--- START OF WORKING DATA ---
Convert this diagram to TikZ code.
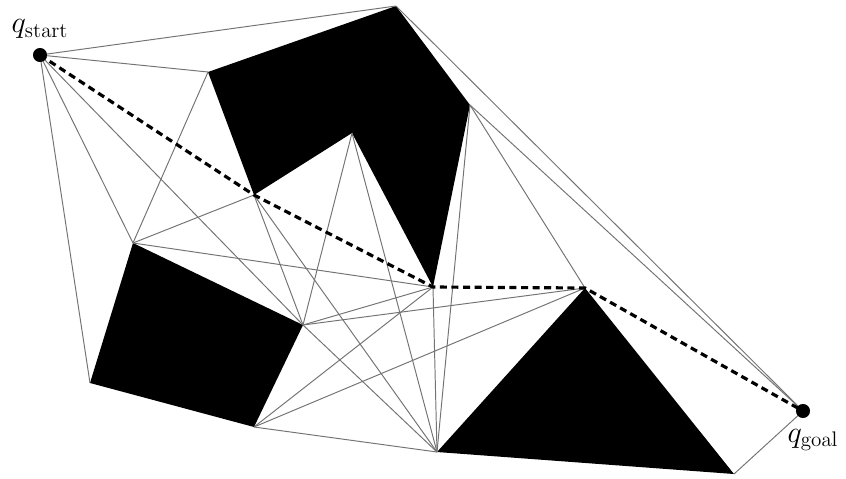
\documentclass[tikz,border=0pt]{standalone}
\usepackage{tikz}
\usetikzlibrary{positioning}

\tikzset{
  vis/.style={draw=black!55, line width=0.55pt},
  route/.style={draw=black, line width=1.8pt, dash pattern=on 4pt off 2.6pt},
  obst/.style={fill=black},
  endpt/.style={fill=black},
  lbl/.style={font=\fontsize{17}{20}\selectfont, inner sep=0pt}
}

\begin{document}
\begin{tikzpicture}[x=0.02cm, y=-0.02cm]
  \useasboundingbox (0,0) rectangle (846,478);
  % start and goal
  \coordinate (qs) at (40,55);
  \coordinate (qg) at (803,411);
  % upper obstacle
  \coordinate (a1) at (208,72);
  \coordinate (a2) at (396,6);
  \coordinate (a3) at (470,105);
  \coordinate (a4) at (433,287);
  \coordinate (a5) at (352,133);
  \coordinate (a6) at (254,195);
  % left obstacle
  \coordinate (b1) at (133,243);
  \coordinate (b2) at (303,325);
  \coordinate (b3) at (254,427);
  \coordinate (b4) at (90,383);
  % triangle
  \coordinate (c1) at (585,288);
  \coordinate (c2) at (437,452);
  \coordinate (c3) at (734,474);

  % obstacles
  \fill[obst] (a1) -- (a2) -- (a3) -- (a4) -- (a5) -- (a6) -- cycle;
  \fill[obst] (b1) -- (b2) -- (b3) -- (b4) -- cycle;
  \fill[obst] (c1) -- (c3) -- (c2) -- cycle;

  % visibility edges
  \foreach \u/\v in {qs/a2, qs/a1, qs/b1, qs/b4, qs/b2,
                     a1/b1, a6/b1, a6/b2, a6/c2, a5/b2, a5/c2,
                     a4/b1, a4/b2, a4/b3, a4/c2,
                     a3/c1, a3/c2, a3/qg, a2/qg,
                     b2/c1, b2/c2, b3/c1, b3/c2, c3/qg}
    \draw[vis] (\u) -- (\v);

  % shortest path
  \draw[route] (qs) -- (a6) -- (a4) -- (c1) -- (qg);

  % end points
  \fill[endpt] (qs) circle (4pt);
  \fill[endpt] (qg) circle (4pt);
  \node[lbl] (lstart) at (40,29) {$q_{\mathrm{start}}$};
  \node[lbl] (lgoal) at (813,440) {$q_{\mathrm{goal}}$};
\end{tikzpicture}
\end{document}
--- END OF WORKING DATA ---
--- START OF WORKING DATA ---
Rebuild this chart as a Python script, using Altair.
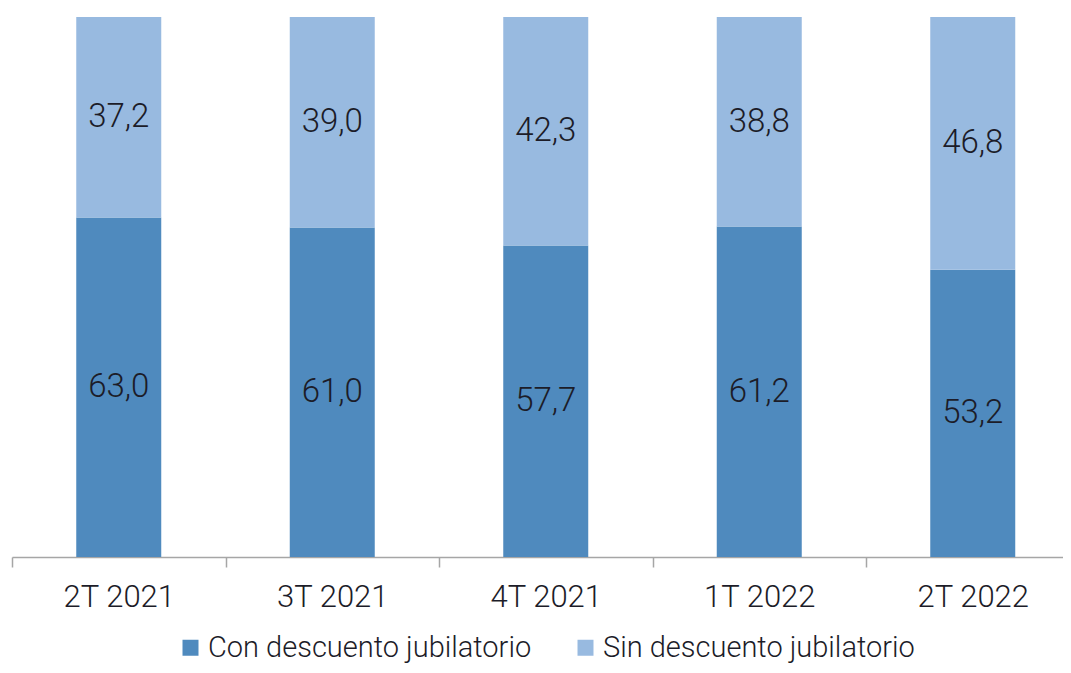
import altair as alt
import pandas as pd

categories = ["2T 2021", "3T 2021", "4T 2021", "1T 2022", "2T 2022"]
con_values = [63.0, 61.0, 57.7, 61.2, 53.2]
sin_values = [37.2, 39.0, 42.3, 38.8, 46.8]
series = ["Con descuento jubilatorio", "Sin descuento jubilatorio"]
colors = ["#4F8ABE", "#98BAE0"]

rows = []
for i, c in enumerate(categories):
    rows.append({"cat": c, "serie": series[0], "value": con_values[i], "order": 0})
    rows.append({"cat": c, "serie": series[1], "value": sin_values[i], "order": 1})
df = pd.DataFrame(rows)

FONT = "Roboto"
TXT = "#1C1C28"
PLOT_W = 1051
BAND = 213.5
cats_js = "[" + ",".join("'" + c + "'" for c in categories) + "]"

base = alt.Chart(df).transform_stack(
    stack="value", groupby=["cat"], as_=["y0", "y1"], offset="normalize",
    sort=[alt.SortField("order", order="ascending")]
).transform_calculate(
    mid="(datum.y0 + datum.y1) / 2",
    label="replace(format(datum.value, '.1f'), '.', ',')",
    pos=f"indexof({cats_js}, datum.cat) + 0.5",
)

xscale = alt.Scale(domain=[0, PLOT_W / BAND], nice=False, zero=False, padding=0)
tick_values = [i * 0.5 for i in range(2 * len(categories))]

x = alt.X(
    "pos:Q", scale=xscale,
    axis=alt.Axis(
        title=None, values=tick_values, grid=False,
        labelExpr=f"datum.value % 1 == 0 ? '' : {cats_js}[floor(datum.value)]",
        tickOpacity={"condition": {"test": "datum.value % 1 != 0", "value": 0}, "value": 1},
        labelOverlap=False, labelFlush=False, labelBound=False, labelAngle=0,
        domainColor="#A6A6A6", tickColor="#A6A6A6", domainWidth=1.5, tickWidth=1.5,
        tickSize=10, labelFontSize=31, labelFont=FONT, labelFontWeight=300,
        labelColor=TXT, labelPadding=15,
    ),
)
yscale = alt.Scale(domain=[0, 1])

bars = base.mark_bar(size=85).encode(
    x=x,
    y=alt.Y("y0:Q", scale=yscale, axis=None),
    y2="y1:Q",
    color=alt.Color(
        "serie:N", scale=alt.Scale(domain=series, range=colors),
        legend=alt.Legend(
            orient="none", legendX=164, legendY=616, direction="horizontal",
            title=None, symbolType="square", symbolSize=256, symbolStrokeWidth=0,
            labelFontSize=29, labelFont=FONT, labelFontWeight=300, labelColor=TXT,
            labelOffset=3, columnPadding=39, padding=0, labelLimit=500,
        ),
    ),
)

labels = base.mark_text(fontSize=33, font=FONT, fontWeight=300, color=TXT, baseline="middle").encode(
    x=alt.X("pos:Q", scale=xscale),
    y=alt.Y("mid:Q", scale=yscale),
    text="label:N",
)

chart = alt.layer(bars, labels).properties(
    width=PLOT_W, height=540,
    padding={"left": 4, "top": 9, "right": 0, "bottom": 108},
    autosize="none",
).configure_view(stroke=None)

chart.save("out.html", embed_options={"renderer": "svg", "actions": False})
--- END OF WORKING DATA ---
▶ **WRITTEN INSTRUCTION**
Take the lines from the one holding "Rebuild this chart" to the one holding "yscale = alt.Scale(domain=[0, 1])", both lines included, and give them again exactly, with no pictures.

▶ **THE OUTPUT**
Rebuild this chart as a Python script, using Altair.
import altair as alt
import pandas as pd

categories = ["2T 2021", "3T 2021", "4T 2021", "1T 2022", "2T 2022"]
con_values = [63.0, 61.0, 57.7, 61.2, 53.2]
sin_values = [37.2, 39.0, 42.3, 38.8, 46.8]
series = ["Con descuento jubilatorio", "Sin descuento jubilatorio"]
colors = ["#4F8ABE", "#98BAE0"]

rows = []
for i, c in enumerate(categories):
    rows.append({"cat": c, "serie": series[0], "value": con_values[i], "order": 0})
    rows.append({"cat": c, "serie": series[1], "value": sin_values[i], "order": 1})
df = pd.DataFrame(rows)

FONT = "Roboto"
TXT = "#1C1C28"
PLOT_W = 1051
BAND = 213.5
cats_js = "[" + ",".join("'" + c + "'" for c in categories) + "]"

base = alt.Chart(df).transform_stack(
    stack="value", groupby=["cat"], as_=["y0", "y1"], offset="normalize",
    sort=[alt.SortField("order", order="ascending")]
).transform_calculate(
    mid="(datum.y0 + datum.y1) / 2",
    label="replace(format(datum.value, '.1f'), '.', ',')",
    pos=f"indexof({cats_js}, datum.cat) + 0.5",
)

xscale = alt.Scale(domain=[0, PLOT_W / BAND], nice=False, zero=False, padding=0)
tick_values = [i * 0.5 for i in range(2 * len(categories))]

x = alt.X(
    "pos:Q", scale=xscale,
    axis=alt.Axis(
        title=None, values=tick_values, grid=False,
        labelExpr=f"datum.value % 1 == 0 ? '' : {cats_js}[floor(datum.value)]",
        tickOpacity={"condition": {"test": "datum.value % 1 != 0", "value": 0}, "value": 1},
        labelOverlap=False, labelFlush=False, labelBound=False, labelAngle=0,
        domainColor="#A6A6A6", tickColor="#A6A6A6", domainWidth=1.5, tickWidth=1.5,
        tickSize=10, labelFontSize=31, labelFont=FONT, labelFontWeight=300,
        labelColor=TXT, labelPadding=15,
    ),
)
yscale = alt.Scale(domain=[0, 1])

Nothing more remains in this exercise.